Retype word for word the first line of the listing and each line after it up to the line with "from bokeh.resources import INLINE", with the pictures taken out.

+---+

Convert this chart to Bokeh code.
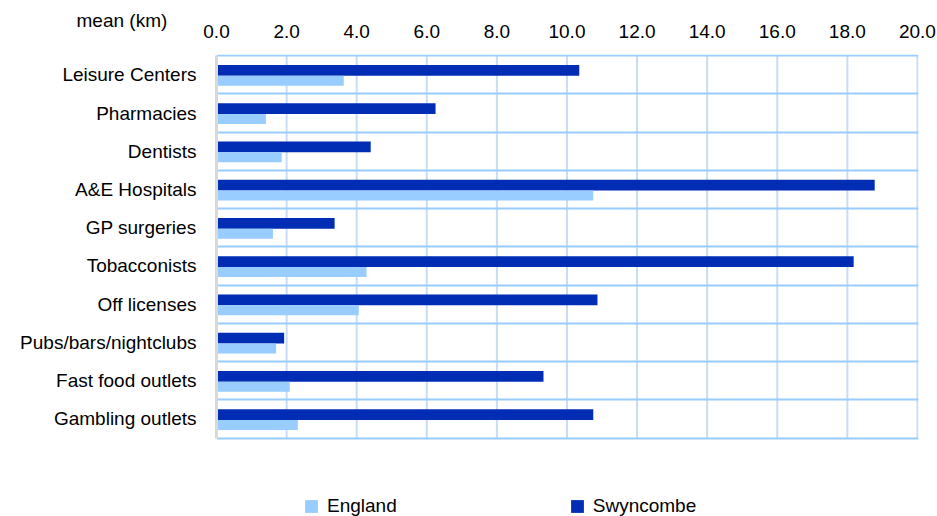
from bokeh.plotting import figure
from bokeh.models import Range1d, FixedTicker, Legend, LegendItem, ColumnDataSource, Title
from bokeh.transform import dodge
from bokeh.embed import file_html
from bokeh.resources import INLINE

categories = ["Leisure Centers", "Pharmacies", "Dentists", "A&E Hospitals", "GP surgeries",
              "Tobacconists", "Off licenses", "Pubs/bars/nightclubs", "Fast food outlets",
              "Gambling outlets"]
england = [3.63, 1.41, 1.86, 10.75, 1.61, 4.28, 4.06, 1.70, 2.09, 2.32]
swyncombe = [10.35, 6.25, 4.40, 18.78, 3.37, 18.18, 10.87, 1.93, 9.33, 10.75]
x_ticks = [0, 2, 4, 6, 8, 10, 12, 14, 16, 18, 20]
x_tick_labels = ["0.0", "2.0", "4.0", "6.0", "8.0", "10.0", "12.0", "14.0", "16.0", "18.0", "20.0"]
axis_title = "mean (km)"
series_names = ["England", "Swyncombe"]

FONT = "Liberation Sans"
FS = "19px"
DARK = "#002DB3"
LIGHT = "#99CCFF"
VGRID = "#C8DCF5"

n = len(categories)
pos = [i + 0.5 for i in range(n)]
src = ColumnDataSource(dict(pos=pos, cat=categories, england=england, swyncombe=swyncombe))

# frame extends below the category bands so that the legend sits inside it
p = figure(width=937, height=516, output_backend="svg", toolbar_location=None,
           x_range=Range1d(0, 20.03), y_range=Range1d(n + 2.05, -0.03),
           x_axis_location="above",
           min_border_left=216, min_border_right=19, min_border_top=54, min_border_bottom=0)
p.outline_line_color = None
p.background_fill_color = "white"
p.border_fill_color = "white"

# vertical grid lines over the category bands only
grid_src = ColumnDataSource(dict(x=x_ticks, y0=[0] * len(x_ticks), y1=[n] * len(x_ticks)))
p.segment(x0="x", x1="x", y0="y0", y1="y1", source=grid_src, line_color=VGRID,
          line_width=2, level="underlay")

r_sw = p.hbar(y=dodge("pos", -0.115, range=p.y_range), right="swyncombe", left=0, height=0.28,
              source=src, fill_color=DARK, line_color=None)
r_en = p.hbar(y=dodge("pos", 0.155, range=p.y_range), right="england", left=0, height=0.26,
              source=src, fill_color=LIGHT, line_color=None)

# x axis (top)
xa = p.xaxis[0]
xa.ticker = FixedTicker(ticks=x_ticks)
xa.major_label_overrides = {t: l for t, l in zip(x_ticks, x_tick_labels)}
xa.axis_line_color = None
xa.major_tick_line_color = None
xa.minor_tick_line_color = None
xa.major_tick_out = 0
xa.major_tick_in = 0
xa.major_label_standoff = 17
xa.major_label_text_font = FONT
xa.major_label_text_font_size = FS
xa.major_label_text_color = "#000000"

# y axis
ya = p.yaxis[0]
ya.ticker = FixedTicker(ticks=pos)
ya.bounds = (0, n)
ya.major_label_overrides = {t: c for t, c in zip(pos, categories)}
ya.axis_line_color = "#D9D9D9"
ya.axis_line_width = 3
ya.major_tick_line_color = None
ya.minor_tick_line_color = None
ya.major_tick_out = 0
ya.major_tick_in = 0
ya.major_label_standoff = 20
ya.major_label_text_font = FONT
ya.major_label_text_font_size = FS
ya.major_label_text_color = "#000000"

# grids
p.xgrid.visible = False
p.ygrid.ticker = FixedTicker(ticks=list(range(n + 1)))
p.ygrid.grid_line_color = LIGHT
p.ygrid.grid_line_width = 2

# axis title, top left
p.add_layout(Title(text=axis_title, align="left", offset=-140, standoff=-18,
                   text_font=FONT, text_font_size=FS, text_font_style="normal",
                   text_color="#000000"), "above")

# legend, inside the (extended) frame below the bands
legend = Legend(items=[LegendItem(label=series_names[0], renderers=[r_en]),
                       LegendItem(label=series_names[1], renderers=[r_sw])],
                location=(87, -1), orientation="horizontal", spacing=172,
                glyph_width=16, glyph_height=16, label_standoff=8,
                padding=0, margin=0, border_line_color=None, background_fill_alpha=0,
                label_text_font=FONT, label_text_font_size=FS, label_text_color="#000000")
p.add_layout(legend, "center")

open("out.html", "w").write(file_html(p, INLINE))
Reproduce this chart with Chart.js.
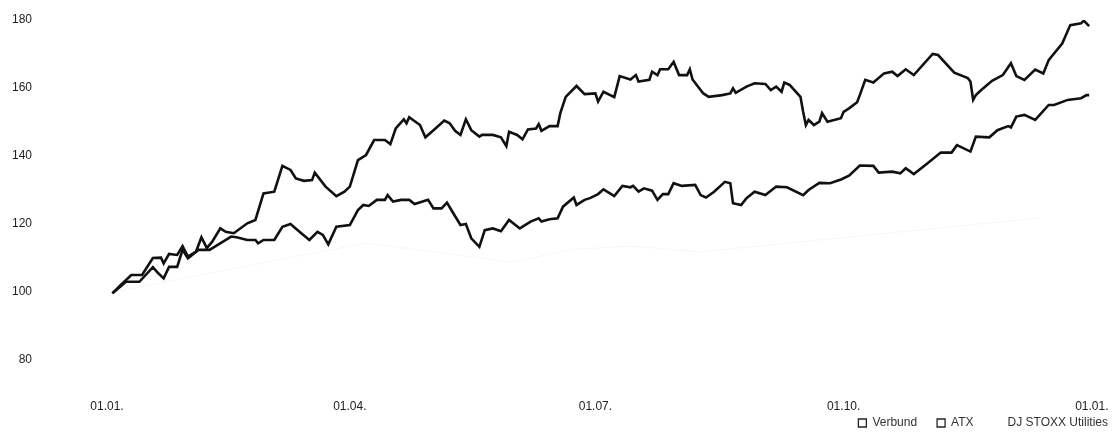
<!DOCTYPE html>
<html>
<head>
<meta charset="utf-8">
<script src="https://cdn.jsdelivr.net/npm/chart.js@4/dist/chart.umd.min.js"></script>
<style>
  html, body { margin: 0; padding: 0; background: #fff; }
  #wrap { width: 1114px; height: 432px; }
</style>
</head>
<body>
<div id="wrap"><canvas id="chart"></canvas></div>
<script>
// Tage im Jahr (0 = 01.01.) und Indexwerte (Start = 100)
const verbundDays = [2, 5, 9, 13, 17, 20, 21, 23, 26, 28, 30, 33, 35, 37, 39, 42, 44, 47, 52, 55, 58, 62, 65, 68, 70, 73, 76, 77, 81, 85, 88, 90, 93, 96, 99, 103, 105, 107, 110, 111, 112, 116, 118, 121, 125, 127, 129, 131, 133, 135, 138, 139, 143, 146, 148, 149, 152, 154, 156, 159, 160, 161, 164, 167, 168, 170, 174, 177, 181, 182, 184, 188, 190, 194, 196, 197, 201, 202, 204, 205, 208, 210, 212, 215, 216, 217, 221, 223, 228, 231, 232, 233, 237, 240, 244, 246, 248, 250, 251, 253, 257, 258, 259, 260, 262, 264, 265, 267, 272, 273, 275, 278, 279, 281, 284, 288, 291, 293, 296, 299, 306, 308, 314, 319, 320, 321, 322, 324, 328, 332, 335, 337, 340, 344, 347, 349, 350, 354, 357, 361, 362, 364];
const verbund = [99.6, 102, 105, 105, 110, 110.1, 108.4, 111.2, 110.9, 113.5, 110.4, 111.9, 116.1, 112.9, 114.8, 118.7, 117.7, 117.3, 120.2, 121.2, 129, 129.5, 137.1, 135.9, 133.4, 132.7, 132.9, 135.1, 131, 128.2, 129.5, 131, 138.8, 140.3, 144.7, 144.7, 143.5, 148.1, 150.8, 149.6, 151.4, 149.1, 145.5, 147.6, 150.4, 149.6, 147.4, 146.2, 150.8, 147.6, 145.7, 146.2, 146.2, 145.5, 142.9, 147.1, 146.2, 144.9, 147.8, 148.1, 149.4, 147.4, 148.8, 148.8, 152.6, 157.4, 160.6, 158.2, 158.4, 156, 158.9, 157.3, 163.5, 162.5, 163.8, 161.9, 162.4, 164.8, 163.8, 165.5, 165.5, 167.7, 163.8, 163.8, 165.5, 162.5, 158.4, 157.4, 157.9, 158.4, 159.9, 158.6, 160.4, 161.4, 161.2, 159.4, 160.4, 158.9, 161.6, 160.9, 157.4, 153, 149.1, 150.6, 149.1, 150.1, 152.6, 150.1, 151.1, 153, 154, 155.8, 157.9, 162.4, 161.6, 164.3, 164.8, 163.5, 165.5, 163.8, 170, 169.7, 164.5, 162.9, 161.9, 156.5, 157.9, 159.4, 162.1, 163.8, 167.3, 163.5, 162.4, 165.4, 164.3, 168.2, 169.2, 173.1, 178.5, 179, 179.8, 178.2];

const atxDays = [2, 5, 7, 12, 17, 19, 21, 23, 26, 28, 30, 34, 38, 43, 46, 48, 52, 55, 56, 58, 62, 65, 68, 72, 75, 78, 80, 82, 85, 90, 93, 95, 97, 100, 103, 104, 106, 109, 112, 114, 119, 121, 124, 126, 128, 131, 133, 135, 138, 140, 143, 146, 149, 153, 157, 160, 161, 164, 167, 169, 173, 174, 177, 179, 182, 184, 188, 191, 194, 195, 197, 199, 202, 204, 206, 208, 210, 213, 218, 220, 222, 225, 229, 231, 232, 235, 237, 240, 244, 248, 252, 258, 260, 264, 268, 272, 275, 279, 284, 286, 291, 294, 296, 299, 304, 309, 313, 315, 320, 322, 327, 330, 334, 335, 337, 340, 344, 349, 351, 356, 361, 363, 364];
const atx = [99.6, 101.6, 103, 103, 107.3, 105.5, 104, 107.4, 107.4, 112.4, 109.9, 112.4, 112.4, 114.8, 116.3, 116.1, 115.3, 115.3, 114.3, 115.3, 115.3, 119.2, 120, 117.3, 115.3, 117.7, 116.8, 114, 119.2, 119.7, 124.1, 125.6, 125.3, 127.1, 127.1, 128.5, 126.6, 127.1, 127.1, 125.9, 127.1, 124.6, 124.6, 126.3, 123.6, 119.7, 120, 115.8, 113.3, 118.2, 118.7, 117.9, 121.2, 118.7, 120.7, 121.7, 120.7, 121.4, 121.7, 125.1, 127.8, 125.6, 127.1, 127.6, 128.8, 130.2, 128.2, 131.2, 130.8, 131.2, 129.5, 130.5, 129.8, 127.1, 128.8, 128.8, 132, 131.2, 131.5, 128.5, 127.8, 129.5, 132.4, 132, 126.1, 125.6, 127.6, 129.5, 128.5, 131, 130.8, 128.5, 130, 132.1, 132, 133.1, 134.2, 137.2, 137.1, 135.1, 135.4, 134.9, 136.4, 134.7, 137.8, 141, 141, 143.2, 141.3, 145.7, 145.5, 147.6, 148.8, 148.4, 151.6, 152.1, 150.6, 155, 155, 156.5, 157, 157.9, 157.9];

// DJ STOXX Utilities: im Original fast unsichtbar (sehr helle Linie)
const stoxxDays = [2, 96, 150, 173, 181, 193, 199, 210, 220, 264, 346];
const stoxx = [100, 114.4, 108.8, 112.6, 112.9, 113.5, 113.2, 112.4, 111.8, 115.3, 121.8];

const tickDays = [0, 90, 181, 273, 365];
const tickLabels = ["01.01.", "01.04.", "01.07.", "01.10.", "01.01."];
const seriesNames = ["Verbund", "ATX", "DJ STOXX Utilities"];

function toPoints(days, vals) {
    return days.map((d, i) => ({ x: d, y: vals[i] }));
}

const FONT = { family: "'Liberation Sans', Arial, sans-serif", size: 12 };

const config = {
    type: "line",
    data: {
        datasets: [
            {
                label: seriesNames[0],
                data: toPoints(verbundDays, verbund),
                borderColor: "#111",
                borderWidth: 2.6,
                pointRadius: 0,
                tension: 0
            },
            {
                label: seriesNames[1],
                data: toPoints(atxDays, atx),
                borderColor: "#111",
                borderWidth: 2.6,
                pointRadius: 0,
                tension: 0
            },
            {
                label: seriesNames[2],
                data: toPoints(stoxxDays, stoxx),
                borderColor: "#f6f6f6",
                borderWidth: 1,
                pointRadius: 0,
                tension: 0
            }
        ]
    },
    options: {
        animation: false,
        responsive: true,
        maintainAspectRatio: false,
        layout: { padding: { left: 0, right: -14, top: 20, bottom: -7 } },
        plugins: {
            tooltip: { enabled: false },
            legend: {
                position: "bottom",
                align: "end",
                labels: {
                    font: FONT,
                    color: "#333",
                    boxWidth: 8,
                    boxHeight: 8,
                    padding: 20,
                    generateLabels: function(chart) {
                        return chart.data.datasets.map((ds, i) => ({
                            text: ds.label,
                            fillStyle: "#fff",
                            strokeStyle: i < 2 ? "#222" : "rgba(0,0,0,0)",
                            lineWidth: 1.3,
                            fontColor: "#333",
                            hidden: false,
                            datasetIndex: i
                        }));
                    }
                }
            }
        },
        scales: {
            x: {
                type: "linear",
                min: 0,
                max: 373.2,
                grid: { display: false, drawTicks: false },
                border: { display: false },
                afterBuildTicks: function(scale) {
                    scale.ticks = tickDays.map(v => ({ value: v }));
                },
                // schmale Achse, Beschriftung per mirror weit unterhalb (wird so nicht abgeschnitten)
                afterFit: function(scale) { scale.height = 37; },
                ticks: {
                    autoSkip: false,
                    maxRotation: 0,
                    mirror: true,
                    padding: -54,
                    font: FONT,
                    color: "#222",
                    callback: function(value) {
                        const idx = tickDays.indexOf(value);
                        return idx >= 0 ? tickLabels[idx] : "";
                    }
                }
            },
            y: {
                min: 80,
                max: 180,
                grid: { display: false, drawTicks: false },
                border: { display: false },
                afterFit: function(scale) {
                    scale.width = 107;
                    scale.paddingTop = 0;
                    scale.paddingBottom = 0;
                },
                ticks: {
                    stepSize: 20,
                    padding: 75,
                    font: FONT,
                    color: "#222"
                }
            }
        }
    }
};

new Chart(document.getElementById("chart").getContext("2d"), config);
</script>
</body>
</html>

+---+

## In response
Convert this chart to Bokeh code.
from bokeh.plotting import figure
from bokeh.models import Range1d, FixedTicker, Legend, LegendItem, ColumnDataSource, Title
from bokeh.transform import dodge
from bokeh.embed import file_html
from bokeh.resources import INLINE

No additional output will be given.